::: Task material
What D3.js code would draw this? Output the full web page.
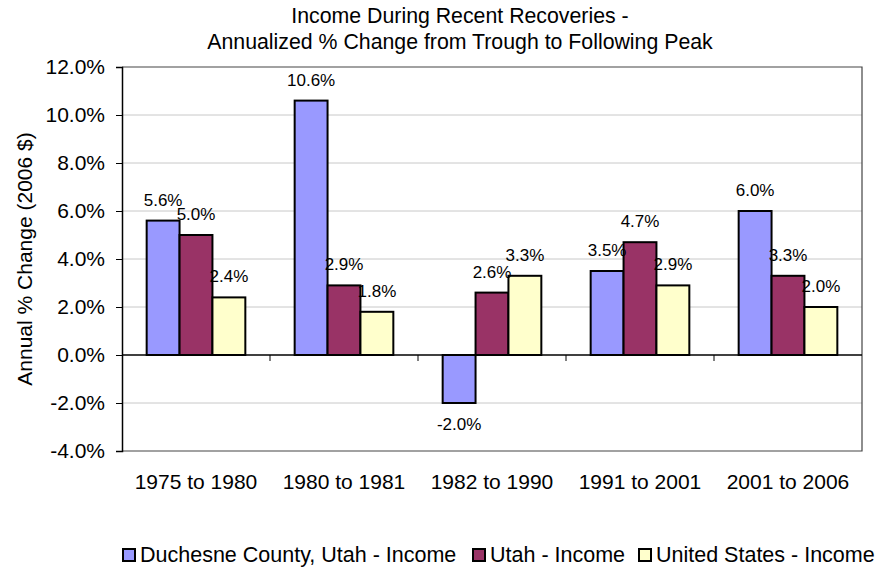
<!DOCTYPE html>
<html><head><meta charset="utf-8">
<script src="https://cdn.jsdelivr.net/npm/d3@7"></script>
<style>body{margin:0;background:#fff}svg{display:block;font-family:"Liberation Sans",Arial,sans-serif}</style>
</head><body><svg id="c" width="879" height="569"></svg>
<script>
const categories = ["1975 to 1980","1980 to 1981","1982 to 1990","1991 to 2001","2001 to 2006"];
const seriesNames = ["Duchesne County, Utah - Income","Utah - Income","United States - Income"];
const duchesne = [5.6, 10.6, -2.0, 3.5, 6.0];
const utah = [5.0, 2.9, 2.6, 4.7, 3.3];
const us = [2.4, 1.8, 3.3, 2.9, 2.0];
const colors = ["#9999FF","#993366","#FFFFCC"];
const yTicks = [-4,-2,0,2,4,6,8,10,12];
const titleLines = ["Income During Recent Recoveries -","Annualized % Change from Trough to Following Peak"];
const yTitle = "Annual % Change (2006 $)";

const series = [duchesne, utah, us];
const svg = d3.select("#c");
const L = 122, R = 862, T = 67, B = 451;
const x = d3.scaleBand().domain(categories).range([L, R]).paddingInner(0).paddingOuter(0);
const bw = x.bandwidth() / 4.5;
const x1 = d3.scaleBand().domain(d3.range(3)).range([0.75*bw, 3.75*bw]);
const y = d3.scaleLinear().domain([-4, 12]).range([B, T]);

// gridlines
svg.append("g").selectAll("line").data(yTicks.filter(t => t !== 0 && t !== -4 && t !== 12)).join("line")
  .attr("x1", L).attr("x2", R).attr("y1", d => y(d)).attr("y2", d => y(d))
  .attr("stroke", "#c8c8c8").attr("stroke-width", 1);
// plot border
svg.append("path").attr("d", `M${L},${T}H${R}V${B}H${L}`).attr("fill","none").attr("stroke","#444").attr("stroke-width",1.2);

// bars
const g = svg.append("g");
series.forEach((vals, si) => {
  g.append("g").selectAll("rect").data(vals).join("rect")
    .attr("x", (d,i) => x(categories[i]) + x1(si))
    .attr("width", x1.bandwidth())
    .attr("y", d => y(Math.max(0,d)))
    .attr("height", d => Math.abs(y(d) - y(0)))
    .attr("fill", colors[si]).attr("stroke", "#000").attr("stroke-width", 2);
});

// y axis
const yAxis = d3.axisLeft(y).tickValues(yTicks).tickFormat(d => d.toFixed(1) + "%").tickSizeOuter(0).tickSize(6).tickPadding(11);
const ya = svg.append("g").attr("transform", `translate(${L},0)`).call(yAxis);
ya.select(".domain").attr("stroke","#000").attr("stroke-width",1.5);
ya.selectAll(".tick line").attr("stroke","#000");
ya.selectAll("text").attr("font-size", 21).attr("fill","#000").attr("font-family","Liberation Sans, Arial, sans-serif");

// zero line with category ticks
svg.append("line").attr("x1", L).attr("x2", R).attr("y1", y(0)).attr("y2", y(0)).attr("stroke","#000").attr("stroke-width",1.5);
svg.append("g").selectAll("line").data(categories.slice(1)).join("line")
  .attr("x1", d => x(d)).attr("x2", d => x(d)).attr("y1", y(0)).attr("y2", y(0)+6).attr("stroke","#000");

// category labels
svg.append("g").selectAll("text").data(categories).join("text")
  .attr("x", d => x(d) + x.bandwidth()/2).attr("y", 489)
  .attr("text-anchor","middle").attr("font-size", 21).text(d => d);

// data labels
series.forEach((vals, si) => {
  svg.append("g").selectAll("text").data(vals).join("text")
    .attr("x", (d,i) => x(categories[i]) + x1(si) + x1.bandwidth()/2)
    .attr("y", d => d >= 0 ? y(d) - 15 : y(d) + 27)
    .attr("text-anchor","middle").attr("font-size", 17).text(d => d.toFixed(1) + "%");
});

// title
svg.append("g").selectAll("text").data(titleLines).join("text")
  .attr("x", 460).attr("y", (d,i) => 22.5 + i*26).attr("text-anchor","middle").attr("font-size", 21.3).text(d => d);

// y title
svg.append("text").attr("transform", `translate(32,${(T+B)/2}) rotate(-90)`).attr("text-anchor","middle").attr("font-size", 21).text(yTitle);

// legend
const lg = svg.append("g");
const legendX = [123, 473, 639];
seriesNames.forEach((n, i) => {
  lg.append("rect").attr("x", legendX[i]).attr("y", 549).attr("width", 12).attr("height", 12).attr("fill", colors[i]).attr("stroke","#000").attr("stroke-width",2);
  lg.append("text").attr("x", legendX[i] + 17).attr("y", 561.5).attr("font-size", 21.5).text(n);
});
</script></body></html>
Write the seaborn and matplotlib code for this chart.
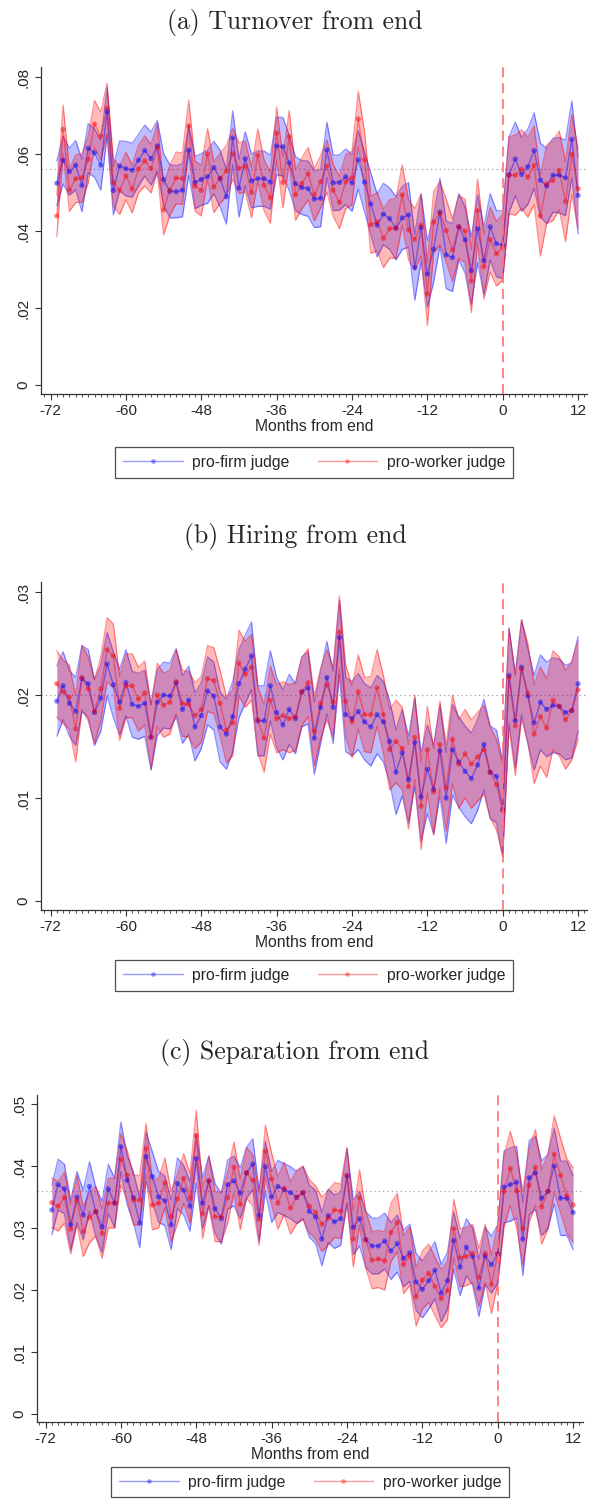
import numpy as np
import pandas as pd
import matplotlib
matplotlib.use("Agg")
import matplotlib.pyplot as plt
import seaborn as sns
from matplotlib.lines import Line2D
from matplotlib.ticker import FixedLocator, MultipleLocator

sns.set_style("white")
plt.rcParams['font.family'] = ['Liberation Sans', 'DejaVu Sans']

months = list(range(-71, 13))
x_major = [-72, -60, -48, -36, -24, -12, 0, 12]
x_major_labels = ["-72", "-60", "-48", "-36", "-24", "-12", "0", "12"]
series_names = ["pro-firm judge", "pro-worker judge"]
xlabel_text = "Months from end"

# ---------------- (a) Turnover ----------------
title_a = "(a) Turnover from end"
firm_a = [.0524, .0584, .0554, .0571, .0518, .0615, .0603, .0571, .0710, .0505, .0569, .0562, .0558, .0584,
          .0609, .0588, .0621, .0534, .0503, .0502, .0506, .0610, .0526, .0534, .0541, .0565, .0536, .0489,
          .0642, .0511, .0588, .0530, .0536, .0536, .0527, .0621, .0619, .0577, .0523, .0513, .0510, .0483,
          .0485, .0611, .0525, .0526, .0541, .0525, .0585, .0527, .0470, .0415, .0444, .0432, .0407, .0434, .0442,
          .0305, .0409, .0288, .0353, .0449, .0338, .0331, .0411, .0377, .0297, .0406, .0323, .0411, .0367,
          .0364, .0546, .0587, .0547, .0567, .0609, .0532, .0517, .0545, .0545, .0538, .0638, .0492]
firm_a_hw = [.0058, .0062, .0061, .0064, .0068, .0064, .0063, .0065, .0062, .0063, .0065, .0071, .0070, .0067,
             .0066, .0069, .0066, .0067, .0069, .0068, .0069, .0065, .0068, .0067, .0069, .0068, .0074, .0071,
             .0070, .0075, .0070, .0070, .0072, .0072, .0070, .0075, .0076, .0072, .0070, .0070, .0072, .0074,
             .0074, .0072, .0072, .0072, .0072, .0074, .0076, .0078, .0080, .0082, .0080, .0080, .0082, .0082, .0084,
             .0085, .0088, .0086, .0086, .0088, .0088, .0088, .0086, .0086, .0088, .0088, .0088, .0086, .0086,
             .0088, .0098, .0096, .0096, .0098, .0098, .0096, .0098, .0096, .0098, .0098, .0100, .0100]
worker_a = [.0439, .0664, .0506, .0536, .0538, .0586, .0678, .0646, .0719, .0526, .0506, .0543, .0509, .0561,
            .0582, .0562, .0616, .0455, .0506, .0538, .0536, .0673, .0517, .0505, .0600, .0514, .0537, .0556,
            .0601, .0563, .0568, .0500, .0597, .0519, .0486, .0654, .0526, .0645, .0494, .0523, .0549, .0494,
            .0528, .0569, .0506, .0474, .0528, .0538, .0691, .0585, .0416, .0424, .0381, .0406, .0407, .0494, .0403,
            .0378, .0416, .0236, .0423, .0446, .0401, .0351, .0411, .0400, .0270, .0453, .0307, .0378, .0341,
            .0358, .0545, .0545, .0561, .0540, .0571, .0439, .0522, .0531, .0558, .0476, .0599, .0510]
worker_a_hw = [.0054, .0063, .0055, .0062, .0063, .0061, .0061, .0063, .0065, .0062, .0063, .0062, .0062, .0062,
               .0065, .0063, .0063, .0065, .0065, .0067, .0067, .0067, .0065, .0066, .0066, .0066, .0065, .0066,
               .0066, .0066, .0066, .0066, .0068, .0066, .0066, .0068, .0066, .0068, .0066, .0066, .0068, .0068,
               .0068, .0068, .0068, .0068, .0070, .0070, .0072, .0072, .0074, .0076, .0076, .0076, .0078, .0078, .0078,
               .0080, .0080, .0082, .0080, .0082, .0082, .0082, .0082, .0082, .0082, .0082, .0084, .0084, .0084,
               .0086, .0100, .0104, .0102, .0104, .0102, .0104, .0102, .0104, .0102, .0104, .0104, .0104]
mean_a = 0.056
yticks_a = [0, .02, .04, .06, .08]
ylabels_a = ["0", ".02", ".04", ".06", ".08"]

# ---------------- (b) Hiring ----------------
title_b = "(b) Hiring from end"
firm_b = [.0194, .0209, .0192, .0184, .0216, .0211, .0183, .0197, .0230, .0210, .0193, .0212, .0191, .0189,
          .0192, .0159, .0193, .0200, .0199, .0212, .0186, .0195, .0169, .0180, .0204, .0199, .0169, .0162,
          .0179, .0211, .0225, .0238, .0175, .0175, .0209, .0183, .0171, .0186, .0177, .0203, .0207, .0158,
          .0188, .0217, .0188, .0256, .0181, .0177, .0184, .0174, .0169, .0181, .0174, .0155, .0125, .0144, .0118,
          .0154, .0101, .0128, .0108, .0146, .0100, .0147, .0135, .0126, .0119, .0132, .0152, .0125, .0121,
          .0089, .0219, .0175, .0227, .0199, .0173, .0193, .0186, .0190, .0189, .0183, .0185, .0211]
firm_b_hw = [.0034, .0033, .0032, .0033, .0032, .0033, .0032, .0032, .0031, .0032, .0032, .0032, .0032, .0032,
             .0032, .0032, .0032, .0032, .0032, .0033, .0033, .0033, .0033, .0032, .0033, .0033, .0034, .0034,
             .0034, .0033, .0033, .0033, .0034, .0034, .0034, .0034, .0034, .0034, .0034, .0034, .0035, .0035,
             .0035, .0035, .0035, .0036, .0036, .0036, .0037, .0037, .0038, .0038, .0039, .0040, .0041, .0042, .0042,
             .0043, .0043, .0043, .0043, .0044, .0044, .0044, .0044, .0044, .0044, .0044, .0044, .0045, .0045,
             .0046, .0046, .0046, .0046, .0046, .0046, .0046, .0046, .0046, .0046, .0046, .0046, .0046]
worker_b = [.0211, .0203, .0198, .0167, .0217, .0206, .0184, .0206, .0244, .0238, .0187, .0209, .0209, .0196,
            .0202, .0159, .0200, .0190, .0193, .0213, .0192, .0191, .0180, .0186, .0216, .0214, .0192, .0166,
            .0173, .0231, .0220, .0227, .0176, .0158, .0195, .0177, .0180, .0177, .0179, .0203, .0212, .0165,
            .0192, .0210, .0193, .0261, .0194, .0174, .0203, .0181, .0181, .0207, .0181, .0147, .0155, .0148, .0111,
            .0159, .0092, .0147, .0106, .0152, .0110, .0157, .0133, .0143, .0133, .0140, .0147, .0125, .0113,
            .0088, .0217, .0170, .0225, .0202, .0162, .0179, .0168, .0195, .0189, .0176, .0185, .0205]
worker_b_hw = [.0032, .0031, .0031, .0032, .0031, .0031, .0031, .0031, .0031, .0031, .0031, .0031, .0031, .0031,
               .0031, .0031, .0031, .0031, .0031, .0031, .0032, .0032, .0032, .0032, .0032, .0032, .0032, .0032,
               .0032, .0032, .0032, .0032, .0032, .0033, .0033, .0033, .0033, .0033, .0033, .0033, .0033, .0034,
               .0034, .0034, .0034, .0035, .0035, .0035, .0036, .0036, .0037, .0037, .0038, .0039, .0040, .0040, .0041,
               .0041, .0042, .0042, .0042, .0042, .0042, .0043, .0043, .0043, .0043, .0043, .0043, .0044, .0044,
               .0045, .0048, .0048, .0048, .0048, .0048, .0048, .0048, .0048, .0048, .0048, .0048, .0048]
mean_b = 0.020
yticks_b = [0, .01, .02, .03]
ylabels_b = ["0", ".01", ".02", ".03"]

# ---------------- (c) Separation ----------------
title_c = "(c) Separation from end"
firm_c = [.0329, .0370, .0363, .0305, .0350, .0321, .0367, .0326, .0302, .0363, .0340, .0431, .0377, .0349,
          .0308, .0415, .0383, .0350, .0344, .0305, .0372, .0361, .0335, .0412, .0340, .0376, .0331, .0315, .0370,
          .0376, .0356, .0389, .0403, .0320, .0399, .0350, .0367, .0362, .0357, .0349, .0357, .0327, .0318,
          .0282, .0320, .0310, .0315, .0384, .0301, .0315, .0281, .0271, .0271, .0279, .0263, .0275, .0251, .0260,
          .0213, .0201, .0215, .0232, .0195, .0215, .0280, .0237, .0269, .0254, .0203, .0255, .0241, .0258,
          .0366, .0370, .0374, .0282, .0381, .0389, .0348, .0359, .0400, .0348, .0348, .0325]
firm_c_hw = [.0040, .0041, .0040, .0040, .0041, .0040, .0040, .0040, .0041, .0040, .0040, .0040, .0040, .0041,
             .0040, .0040, .0040, .0041, .0040, .0040, .0041, .0040, .0040, .0040, .0041, .0040, .0040, .0041, .0040,
             .0040, .0041, .0041, .0041, .0041, .0041, .0041, .0042, .0042, .0042, .0042, .0042, .0042, .0043,
             .0043, .0043, .0043, .0043, .0044, .0044, .0044, .0045, .0045, .0045, .0045, .0046, .0046, .0046, .0046,
             .0046, .0046, .0046, .0046, .0046, .0046, .0046, .0046, .0046, .0046, .0046, .0046, .0046, .0047,
             .0058, .0059, .0058, .0059, .0060, .0059, .0060, .0060, .0061, .0060, .0060, .0060]
worker_c = [.0341, .0335, .0349, .0298, .0345, .0294, .0317, .0327, .0291, .0340, .0340, .0411, .0385, .0345,
            .0345, .0428, .0337, .0340, .0373, .0318, .0347, .0380, .0348, .0449, .0323, .0376, .0318, .0318, .0349,
            .0398, .0338, .0389, .0377, .0314, .0424, .0379, .0340, .0364, .0332, .0350, .0357, .0335, .0325,
            .0306, .0316, .0329, .0327, .0385, .0282, .0349, .0281, .0248, .0250, .0247, .0293, .0309, .0241, .0255,
            .0189, .0216, .0227, .0206, .0186, .0199, .0299, .0252, .0254, .0259, .0220, .0259, .0209, .0258,
            .0359, .0396, .0360, .0299, .0369, .0398, .0334, .0359, .0419, .0385, .0352, .0337]
worker_c_hw = [.0040, .0040, .0041, .0040, .0040, .0040, .0041, .0040, .0040, .0040, .0040, .0041, .0040, .0040,
               .0040, .0041, .0040, .0040, .0040, .0041, .0040, .0040, .0040, .0041, .0040, .0040, .0040, .0040, .0041,
               .0041, .0041, .0041, .0041, .0042, .0042, .0042, .0042, .0042, .0042, .0043, .0043, .0043, .0043,
               .0044, .0044, .0044, .0044, .0045, .0045, .0045, .0046, .0046, .0046, .0047, .0047, .0047, .0047, .0047,
               .0047, .0047, .0047, .0047, .0047, .0047, .0047, .0047, .0047, .0047, .0047, .0047, .0047, .0048,
               .0058, .0060, .0059, .0060, .0060, .0061, .0060, .0060, .0062, .0060, .0060, .0060]
mean_c = 0.036
yticks_c = [0, .01, .02, .03, .04, .05]
ylabels_c = ["0", ".01", ".02", ".03", ".04", ".05"]

BLUE = "#0000ff"
RED = "#ff0000"
W, H = 590, 1501


def px_axes(left, top, right, bottom):
    return [left / W, 1 - bottom / H, (right - left) / W, (bottom - top) / H]


def draw_panel(fig, rect, xlim, ylim, title, title_y, firm, firm_hw, worker, worker_hw,
               mean, yticks, ylabels, legend_y):
    ax = fig.add_axes(rect)
    m = np.array(months)
    f = np.array(firm); fh = np.array(firm_hw)
    w = np.array(worker); wh = np.array(worker_hw)

    # confidence bands
    ax.fill_between(m, f - fh, f + fh, color=BLUE, alpha=0.26, lw=0, zorder=1)
    ax.plot(m, f - fh, color=BLUE, alpha=0.42, lw=0.9, zorder=1.1)
    ax.plot(m, f + fh, color=BLUE, alpha=0.42, lw=0.9, zorder=1.1)
    ax.fill_between(m, w - wh, w + wh, color=RED, alpha=0.27, lw=0, zorder=1.2)
    ax.plot(m, w - wh, color=RED, alpha=0.42, lw=0.9, zorder=1.3)
    ax.plot(m, w + wh, color=RED, alpha=0.42, lw=0.9, zorder=1.3)

    df = pd.DataFrame({
        "month": months * 2,
        "value": list(firm) + list(worker),
        "judge": [series_names[0]] * len(months) + [series_names[1]] * len(months),
    })
    pal = {series_names[0]: BLUE, series_names[1]: RED}
    sns.lineplot(data=df, x="month", y="value", hue="judge", palette=pal, errorbar=None,
                 lw=1.0, alpha=0.4, legend=False, ax=ax, zorder=3)
    sns.scatterplot(data=df, x="month", y="value", hue="judge", palette=pal, s=14,
                    alpha=0.48, linewidth=0, legend=False, ax=ax, zorder=4)

    ax.axhline(mean, color="#a0a0a0", ls=(0, (1, 2.5)), lw=0.9, zorder=0.5)
    ax.axvline(0, color="#ff7070", ls=(0, (6, 3.5)), lw=1.2, zorder=5)

    ax.set_xlim(*xlim)
    ax.set_ylim(*ylim)
    ax.xaxis.set_major_locator(FixedLocator(x_major))
    ax.set_xticklabels(x_major_labels)
    ax.xaxis.set_minor_locator(MultipleLocator(1))
    ax.yaxis.set_major_locator(FixedLocator(yticks))
    ax.set_yticklabels(ylabels, rotation=90, va="center")
    ax.tick_params(axis="both", which="major", direction="out", length=4.5, width=0.8,
                   color="#333333", labelsize=11, pad=3.0, bottom=True, left=True)
    ax.tick_params(axis="x", which="minor", direction="out", length=2.0, width=0.6,
                   color="#333333", bottom=True)
    for s in ["top", "right"]:
        ax.spines[s].set_visible(False)
    for s in ["left", "bottom"]:
        ax.spines[s].set_color("#333333")
        ax.spines[s].set_linewidth(0.9)
    ax.set_xlabel(xlabel_text, fontsize=11.3, labelpad=0.5)
    ax.set_ylabel("")
    ax.grid(False)

    handles = [Line2D([0], [0], color=BLUE, alpha=0.4, lw=1, marker="o", markersize=3.3,
                      markerfacecolor=BLUE, markeredgewidth=0),
               Line2D([0], [0], color=RED, alpha=0.4, lw=1, marker="o", markersize=3.3,
                      markerfacecolor=RED, markeredgewidth=0)]
    leg = ax.legend(handles, series_names, loc="upper center", bbox_to_anchor=(0.5, legend_y),
                    ncol=2, frameon=True, fancybox=False, edgecolor="#222222", fontsize=11.3,
                    handlelength=3.8, columnspacing=1.8, borderpad=0.5, handletextpad=0.6,
                    borderaxespad=0)
    leg.get_frame().set_linewidth(0.9)

    fig.text(0.5, title_y, title, ha="center", va="center", fontsize=18.5,
             family=["cmr10", "DejaVu Serif"])
    return ax


fig = plt.figure(figsize=(W / 100, H / 100), dpi=100)

# panel (a): 0 at y=385 px, 0.02 per 77 px; x: 0 at 502.7 px, 6.28 px/month
draw_panel(fig, px_axes(41, 67, 587, 394), (-73.52, 13.42), (-0.00234, 0.0826),
           title_a, 1 - 22 / H, firm_a, firm_a_hw, worker_a, worker_a_hw,
           mean_a, yticks_a, ylabels_a, -0.162)
draw_panel(fig, px_axes(41, 582, 587, 910), (-73.52, 13.42), (-0.00087, 0.03097),
           title_b, 1 - 537 / H, firm_b, firm_b_hw, worker_b, worker_b_hw,
           mean_b, yticks_b, ylabels_b, -0.152)
draw_panel(fig, px_axes(37, 1095, 583, 1422), (-73.36, 13.58), (-0.00129, 0.05145),
           title_c, 1 - 1052 / H, firm_c, firm_c_hw, worker_c, worker_c_hw,
           mean_c, yticks_c, ylabels_c, -0.137)

fig.savefig("out.png", dpi=100)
::::::
Exercise requirements
Copy the lines above exactly, starting with the line that contains "Write the seaborn" and ending with the line that contains "plt.rcParams['font.family'] = ['Liberation", and leave out any pictures.

Solved problem
Write the seaborn and matplotlib code for this chart.
import numpy as np
import pandas as pd
import matplotlib
matplotlib.use("Agg")
import matplotlib.pyplot as plt
import seaborn as sns
from matplotlib.lines import Line2D
from matplotlib.ticker import FixedLocator, MultipleLocator

sns.set_style("white")
plt.rcParams['font.family'] = ['Liberation Sans', 'DejaVu Sans']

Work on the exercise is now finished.